AIM >> Review the material line by line. Identify and copy every line that contains the string "page".

Dataset excerpt
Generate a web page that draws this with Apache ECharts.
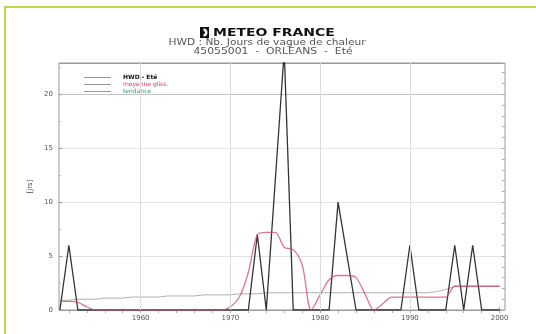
<!DOCTYPE html>
<html><head><meta charset="utf-8">
<script src="https://cdn.jsdelivr.net/npm/echarts@6/dist/echarts.min.js"></script>
<style>html,body{margin:0;padding:0;background:#fff}#c{width:536px;height:334px}</style>
</head><body><div id="c"></div>
<script>
const years = [1951,1952,1953,1954,1955,1956,1957,1958,1959,1960,
  1961,1962,1963,1964,1965,1966,1967,1968,1969,1970,
  1971,1972,1973,1974,1975,1976,1977,1978,1979,1980,
  1981,1982,1983,1984,1985,1986,1987,1988,1989,1990,
  1991,1992,1993,1994,1995,1996,1997,1998,1999,2000];
const hwd = [0,6,0,0,0,0,0,0,0,0,
  0,0,0,0,0,0,0,0,0,0,
  0,0,7,0,12,24,0,0,0,0,
  0,10,5,0,0,0,0,0,0,6,
  0,0,0,0,6,0,6,0,0,0];
const moyenne = [0.8,0.8,0.7,0.3,0,0,0,0,0,0,
  0,0,0,0,0,0,0,0,0,0.3,
  1.2,3.5,7.0,7.2,7.2,5.8,5.6,4.2,0,1.4,
  2.8,3.2,3.2,3.0,1.5,0,0.6,1.2,1.2,1.2,
  1.2,1.2,1.2,1.2,2.2,2.2,2.2,2.2,2.2,2.2];
const tendance = [0.9,0.9,1.0,1.0,1.0,1.1,1.1,1.1,1.2,1.2,
  1.2,1.2,1.3,1.3,1.3,1.3,1.4,1.4,1.4,1.4,
  1.5,1.5,1.5,1.6,1.6,1.6,1.6,1.6,1.6,1.6,
  1.6,1.6,1.6,1.6,1.6,1.6,1.6,1.6,1.6,1.6,
  1.6,1.6,1.7,1.9,2.2,2.2,2.2,2.2,2.2,2.2];
const xTickLabels = [1960,1970,1980,1990,2000];
const yTickLabels = [0,5,10,15,20];
const minorYears = [1952,1954,1956,1958,1960,1962,1964,1966,1968,1970,1972,1974,1976,1978,1980,1982,1984,1986,1988,1990,1992,1994,1996,1998,2000];

const pair = arr => years.map((y,i)=>[y,arr[i]]);
const chart = echarts.init(document.getElementById('c'), null, {renderer:'canvas'});
const ff = "'DejaVu Sans', sans-serif";
const legendLine = {color:'#999',width:1};
chart.setOption({
  animation:false,
  backgroundColor:'#fff',
  grid:{left:59,right:31,top:63,bottom:24,show:true,borderColor:'#999',borderWidth:1,backgroundColor:'transparent'},
  xAxis:[{
    type:'value',min:1950.9,max:2000.6,
    axisLine:{show:false},
    axisTick:{show:true,customValues:xTickLabels,length:3,inside:true,lineStyle:{color:'#999'}},
    axisLabel:{customValues:xTickLabels,fontSize:7,color:'#555',margin:5,fontFamily:ff,formatter:v=>String(v)},
    splitLine:{show:false}
  },{
    type:'value',position:'top',min:1950.9,max:2000.6,
    axisLine:{show:false},
    axisTick:{show:true,customValues:minorYears,length:3,inside:true,lineStyle:{color:'#aaa'}},
    axisLabel:{show:false},splitLine:{show:false}
  }],
  yAxis:[{
    type:'value',min:0,max:22.9,interval:5,
    name:'[jrs]',nameLocation:'middle',nameGap:18,nameRotate:90,
    nameTextStyle:{fontSize:7,color:'#444',fontFamily:ff},
    axisLine:{show:false},
    axisTick:{show:true,inside:true,length:3,lineStyle:{color:'#999'}},
    minorTick:{show:true,splitNumber:2,length:2,lineStyle:{color:'#bbb'}},
    axisLabel:{fontSize:7,color:'#555',margin:6,fontFamily:ff,
      formatter:v=>yTickLabels.includes(v)?String(v):''},
    splitLine:{show:true,lineStyle:{color:['#999','#e2e2e2','#e2e2e2','#e2e2e2','#c4c4c4','#999'],width:1}}
  },{
    type:'value',position:'right',min:0,max:22.9,interval:1,
    axisLine:{show:false},
    axisTick:{show:true,inside:true,length:3,lineStyle:{color:'#aaa'}},
    axisLabel:{show:false},splitLine:{show:false}
  }],
  legend:{
    left:79,top:69,orient:'vertical',itemWidth:27,itemHeight:1,itemGap:0,
    icon:'rect',
    itemStyle:{color:'#999',borderWidth:0},
    textStyle:{fontSize:6,fontFamily:ff,padding:[0,0,0,7],lineHeight:7,height:7},
    data:[
      {name:'HWD - Eté',textStyle:{color:'#111',fontWeight:'bold'},itemStyle:{color:'#999'},lineStyle:legendLine},
      {name:'moyenne gliss.',textStyle:{color:'#e0305a'},itemStyle:{color:'#999'},lineStyle:legendLine},
      {name:'tendance',textStyle:{color:'#3a9a5a'},itemStyle:{color:'#999'},lineStyle:legendLine}
    ]
  },
  series:[
    {name:'HWD - Eté',type:'line',data:pair(hwd),symbol:'none',clip:true,z:3,
      lineStyle:{color:'#333',width:1.3},itemStyle:{color:'#333'},
      markLine:{silent:true,symbol:'none',label:{show:false},
        lineStyle:{color:'#dcdcdc',width:1,type:'solid'},
        data:xTickLabels.slice(0,4).map(v=>({xAxis:v}))}},
    {name:'moyenne gliss.',type:'line',data:pair(moyenne),symbol:'none',smooth:0.3,clip:true,z:4,
      lineStyle:{color:'#cf4a68',width:1.3,opacity:0.75},itemStyle:{color:'#cf4a68'}},
    {name:'tendance',type:'line',data:pair(tendance),symbol:'none',clip:true,z:2,
      lineStyle:{color:'#aab4aa',width:1},itemStyle:{color:'#aab4aa'}}
  ],
  graphic:[
    {type:'rect',shape:{x:5,y:7,width:600,height:400},style:{fill:'none',stroke:'#c3d64a',lineWidth:2},silent:true},
    {type:'rect',shape:{x:200,y:27,width:9,height:11},style:{fill:'#111'}},
    {type:'sector',shape:{cx:203.5,cy:32.5,r:4,r0:1.6,startAngle:-Math.PI/2,endAngle:Math.PI/2},style:{fill:'#fff'}},
    {type:'text',x:213,y:33,scaleX:1.27,style:{text:'METEO FRANCE',font:"bold 11px 'DejaVu Sans', sans-serif",fill:'#111',verticalAlign:'middle',align:'left'}},
    {type:'text',x:267,y:43,scaleX:1.18,style:{text:'HWD : Nb. Jours de vague de chaleur',font:"9px 'DejaVu Sans', sans-serif",fill:'#555',verticalAlign:'middle',align:'center'}},
    {type:'text',x:273,y:52,scaleX:1.2,style:{text:'45055001  -  ORLEANS  -  Eté',font:"9px 'DejaVu Sans', sans-serif",fill:'#555',verticalAlign:'middle',align:'center'}}
  ]
});
</script></body></html>
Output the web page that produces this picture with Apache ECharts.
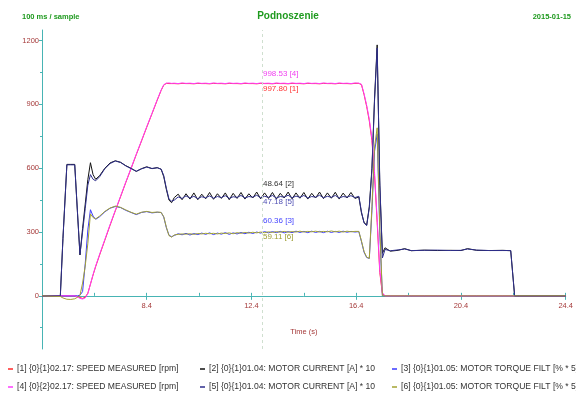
<!DOCTYPE html>
<html>
<head>
<meta charset="utf-8">
<title>Podnoszenie</title>
<script src="https://cdn.jsdelivr.net/npm/echarts@6/dist/echarts.min.js"></script>
<style>
html, body { margin: 0; padding: 0; background: #fff; }
#chart { width: 576px; height: 394px; }
</style>
</head>
<body>
<div id="chart"></div>
<script>
// czas [s] - gesciej tam gdzie sa przebiegi przejsciowe
var time = [
	4.4, 5.1, 5.2, 5.35, 5.5, 5.65, 5.75, 5.85, 5.95, 6.05,
	6.15, 6.25, 6.35, 6.45, 6.6, 6.8, 7.0, 7.2, 7.4, 7.6,
	7.8, 8.0, 8.2, 8.4, 8.6, 8.8, 8.95, 9.05, 9.15, 9.25, 9.35,
	9.45, 9.6, 9.75, 9.9, 10.05, 10.2, 10.35, 10.5, 10.65, 10.8,
	10.95, 11.1, 11.25, 11.4, 11.55, 11.7, 11.85, 12.0, 12.15, 12.3,
	12.45, 12.6, 12.75, 12.9, 13.05, 13.2, 13.35, 13.5, 13.65, 13.8,
	13.95, 14.1, 14.25, 14.4, 14.55, 14.7, 14.85, 15.0, 15.15, 15.3,
	15.45, 15.6, 15.75, 15.9, 16.05, 16.2, 16.35,
	16.5, 16.6, 16.7, 16.8, 16.9, 17.0, 17.1, 17.2, 17.3, 17.4,
	17.5, 17.7, 18.0, 18.25, 18.5, 19.0, 19.5, 20.0, 20.4, 20.65,
	21.0, 21.5, 22.0, 22.3, 22.45, 22.6, 24.4
];

// [1] predkosc [rpm]
var speed1 = [
	0, 0, 0, 0, 0, 0, -3, -8, -12, -6,
	12, 55, 98, 138, 192, 262, 332, 400, 466, 533,
	598, 664, 728, 793, 856, 920, 966, 991, 999, 998, 998,
	998, 997, 999, 998, 998, 997, 999, 998, 998, 997,
	999, 998, 998, 997, 999, 998, 998, 997, 999, 998,
	998, 997, 999, 998, 998, 997, 999, 998, 998, 997,
	999, 998, 998, 997, 999, 998, 998, 997, 999, 998,
	998, 997, 999, 998, 998, 997, 999,
	999, 993, 946, 890, 822, 730, 565, 345, 110, 10,
	0, 0, 0, 0, 0, 0, 0, 0, 0, 0,
	0, 0, 0, 0, 0, 0, 0
];
// [2] prad silnika [A] * 10
var current2 = [
	0, 0, 270, 618, 618, 618, 400, 192, 317, 431,
	546, 626, 570, 548, 565, 600, 625, 635, 628, 612,
	600, 585, 598, 607, 598, 603, 595, 560, 500, 450, 438,
	462, 478, 452, 480, 455, 484, 452, 478, 456, 486,
	454, 480, 458, 484, 452, 482, 458, 486, 455, 480,
	460, 488, 456, 484, 458, 486, 455, 482, 460, 488,
	456, 484, 459, 486, 455, 482, 460, 488, 457, 484,
	459, 487, 455, 483, 460, 486, 458,
	465, 390, 345, 333, 420, 600, 930, 1180, 520, 200,
	226, 210, 214, 222, 212, 215, 213, 214, 213, 222,
	214, 213, 214, 212, 0, 0, 0
];
// [3] moment [%] * 5
var torque3 = [
	0, 0, 0, 0, 0, 0, 0, 3, 20, 150,
	310, 405, 375, 360, 372, 395, 412, 420, 415, 402,
	392, 382, 392, 396, 390, 393, 392, 370, 320, 285, 278,
	284, 292, 287, 294, 286, 293, 288, 295, 289, 296,
	288, 295, 290, 297, 289, 296, 291, 298, 292, 299,
	293, 300, 295, 302, 296, 302, 297, 303, 296, 302,
	297, 304, 298, 303, 297, 304, 298, 303, 297, 304,
	298, 303, 298, 304, 299, 303, 300,
	302, 255, 205, 180, 176, 400, 680, 760, 300, 0,
	0, 0, 0, 0, 0, 0, 0, 0, 0, 0,
	0, 0, 0, 0, 0, 0, 0
];
// [4] predkosc [rpm]
var speed4 = [
	0, 0, 0, 0, 0, 0, -5, -12, -15, -10,
	10, 55, 100, 140, 195, 265, 335, 402, 468, 535,
	600, 666, 730, 795, 858, 922, 968, 993, 1000, 1001, 999,
	1000, 998, 1001, 999, 1000, 998, 1001, 999, 1000, 998,
	1001, 999, 1000, 998, 1001, 999, 1000, 998, 1001, 999,
	1000, 998, 1001, 999, 1000, 998, 1001, 999, 1000, 998,
	1001, 999, 1000, 998, 1001, 999, 1000, 998, 1001, 999,
	1000, 998, 1001, 999, 1000, 998, 1001,
	1000, 995, 950, 895, 830, 740, 580, 360, 120, 15,
	0, 0, 0, 0, 0, 0, 0, 0, 0, 0,
	0, 0, 0, 0, 0, 0, 0
];
// [5] prad silnika [A] * 10
var current5 = [
	0, 0, 268, 616, 616, 616, 405, 195, 300, 410,
	520, 570, 548, 541, 560, 598, 622, 634, 627, 611,
	598, 586, 597, 605, 599, 602, 596, 565, 505, 455, 445,
	450, 465, 458, 470, 460, 468, 457, 466, 461, 470,
	459, 467, 462, 471, 458, 466, 463, 472, 460, 467,
	464, 473, 461, 468, 463, 472, 460, 467, 464, 473,
	461, 469, 463, 472, 460, 467, 464, 473, 461, 468,
	463, 472, 460, 467, 464, 471, 462,
	468, 395, 342, 330, 415, 590, 920, 1165, 540, 178,
	218, 212, 216, 220, 213, 214, 215, 213, 214, 220,
	215, 213, 213, 213, 0, 0, 0
];
// [6] moment [%] * 5
var torque6 = [
	0, -3, -10, -16, -17, -14, -7, 2, 60, 140,
	245, 385, 368, 362, 375, 397, 413, 422, 416, 404,
	393, 384, 393, 397, 392, 394, 392, 372, 322, 283, 276,
	286, 289, 291, 290, 292, 289, 293, 291, 294, 292,
	294, 291, 295, 293, 296, 292, 297, 294, 298, 295,
	299, 296, 300, 297, 301, 298, 302, 299, 303, 299,
	302, 300, 304, 300, 303, 301, 304, 300, 303, 301,
	305, 301, 304, 300, 304, 301, 303,
	303, 258, 208, 182, 176, 420, 700, 790, 320, 0,
	0, 0, 0, 0, 0, 0, 0, 0, 0, 0,
	0, 0, 0, 0, 0, 0, 0
];

var seriesNames = [
	'[1] {0}{1}02.17: SPEED MEASURED [rpm]',
	'[2] {0}{1}01.04: MOTOR CURRENT [A] * 10',
	'[3] {0}{1}01.05: MOTOR TORQUE FILT [% * 5]',
	'[4] {0}{2}02.17: SPEED MEASURED [rpm]',
	'[5] {0}{1}01.04: MOTOR CURRENT [A] * 10',
	'[6] {0}{1}01.05: MOTOR TORQUE FILT [% * 5]'
];
var seriesValues = [speed1, current2, torque3, speed4, current5, torque6];

// odczyt kursora
var cursorTime = 12.8;
var cursorValues = [997.80, 48.64, 60.36, 998.53, 47.18, 59.11];
var cursorScale = [1, 10, 5, 1, 10, 5];

var yTicks = [0, 300, 600, 900, 1200];
var yMinorTicks = [-150, 150, 450, 750, 1050];
var xTicks = [8.4, 12.4, 16.4, 20.4, 24.4];
var xMinorTicks = [6.4, 10.4, 14.4, 18.4, 22.4];

/** ******************************************************************** */
var colors = ['#ff2a2a', '#111111', '#3a3aff', '#ff3cff', '#2e2e8c', '#a3a332'];
var labelColors = ['#ff3333', '#333333', '#4646ff', '#f040f0', '#5050b4', '#9c9c30'];
var labelDy = [5, -9, -11, -10, 6, 4];
var axisColor = '#48b4b4';
var textRed = '#a53a3a';
var green = '#1f9a1f';

var yMin = -250, yMax = 1250;
var gridTop = 30, gridBottom = 45, chartH = 394;
// os X lezy na wartosci 0, przesuwamy ja do gory o odpowiednia ilosc pikseli
var gridH = chartH - gridTop - gridBottom;
var xAxisOffset = -gridH * (0 - yMin) / (yMax - yMin);

var myChart = echarts.init(document.getElementById('chart'));

var series = [];
for (var i = 0; i < seriesNames.length; i++) {
	var data = [];
	for (var k = 0; k < time.length; k++) {
		data.push([time[k], seriesValues[i][k]]);
	}
	var s = {
		name : seriesNames[i],
		type : 'line',
		data : data,
		showSymbol : false,
		symbol : 'none',
		lineStyle : { width : 1, color : colors[i] },
		itemStyle : { color : colors[i] },
		markPoint : {
			symbol : 'circle',
			symbolSize : 0,
			silent : true,
			data : [ {
				coord : [ cursorTime, cursorValues[i] * cursorScale[i] ],
				label : {
					show : true,
					position : 'right',
					distance : 1,
					offset : [ 0, labelDy[i] ],
					formatter : cursorValues[i].toFixed(2) + ' [' + (i + 1) + ']',
					color : labelColors[i],
					fontSize : 8
				}
			} ]
		}
	};
	if (i == 0) {
		// przerywana linia kursora
		s.markLine = {
			silent : true,
			symbol : 'none',
			label : { show : false },
			lineStyle : { color : '#cfdfcf', type : [ 3, 3 ], width : 1 },
			data : [ { xAxis : cursorTime } ]
		};
	}
	series.push(s);
}

var legendLeft = [8, 200, 392];
var legends = [];
for (var c = 0; c < 3; c++) {
	legends.push({
		orient : 'vertical',
		left : legendLeft[c],
		top : 363,
		padding : 0,
		data : [ seriesNames[c], seriesNames[c + 3] ],
		icon : 'rect',
		itemWidth : 5,
		itemHeight : 1.5,
		itemGap : 6,
		selectedMode : false,
		textStyle : { fontSize : 8.6, lineHeight : 12, color : '#333', padding : [ 0, 0, 0, -1 ] }
	});
}

function plainNumber(v) {
	return String(v);
}

var option = {
	animation : false,
	textStyle : { fontFamily : 'Liberation Sans, Arial, sans-serif' },
	title : [ {
		text : '100 ms / sample', left : 22, top : 13, padding : 0,
		textStyle : { fontSize : 7.5, fontWeight : 'bold', color : green }
	}, {
		text : 'Podnoszenie', left : 'center', top : 11, padding : 0,
		textStyle : { fontSize : 10, fontWeight : 'bold', color : green }
	}, {
		text : '2015-01-15', right : 5, top : 13, padding : 0,
		textStyle : { fontSize : 7.5, fontWeight : 'bold', color : green }
	} ],
	legend : legends,
	grid : { left : 42, right : 10, top : gridTop, bottom : gridBottom },
	xAxis : [ {
		type : 'value', min : 4.4, max : 24.4, position : 'bottom', offset : xAxisOffset,
		name : 'Time (s)', nameLocation : 'middle', nameGap : 32,
		nameTextStyle : { color : textRed, fontSize : 7.5 },
		axisLine : { onZero : false, lineStyle : { color : axisColor, width : 1 } },
		axisTick : { customValues : xTicks, length : 4, lineStyle : { color : axisColor } },
		axisLabel : { customValues : xTicks, color : textRed, fontSize : 7.5, margin : 6, formatter : plainNumber },
		splitLine : { show : false }
	}, {
		type : 'value', min : 4.4, max : 24.4, position : 'bottom', offset : xAxisOffset,
		axisLine : { show : false, onZero : false },
		axisTick : { inside : true, customValues : xTicks.concat(xMinorTicks), length : 3, lineStyle : { color : axisColor } },
		axisLabel : { show : false },
		splitLine : { show : false }
	} ],
	yAxis : [ {
		type : 'value', min : yMin, max : yMax, position : 'left',
		axisLine : { show : true, onZero : false, lineStyle : { color : axisColor, width : 1 } },
		axisTick : { show : true, customValues : yTicks, length : 3, lineStyle : { color : axisColor } },
		axisLabel : { customValues : yTicks, color : textRed, fontSize : 7.5, margin : 3, formatter : plainNumber },
		splitLine : { show : false }
	}, {
		type : 'value', min : yMin, max : yMax, position : 'left',
		axisLine : { show : false, onZero : false },
		axisTick : { show : true, customValues : yMinorTicks, length : 2, lineStyle : { color : axisColor } },
		axisLabel : { show : false },
		splitLine : { show : false }
	} ],
	series : series
};
myChart.setOption(option);
</script>
</body>
</html>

CORRECT ANSWER >>
Generate a web page that draws this with Apache ECharts.
Output the web page that produces this picture with Apache ECharts.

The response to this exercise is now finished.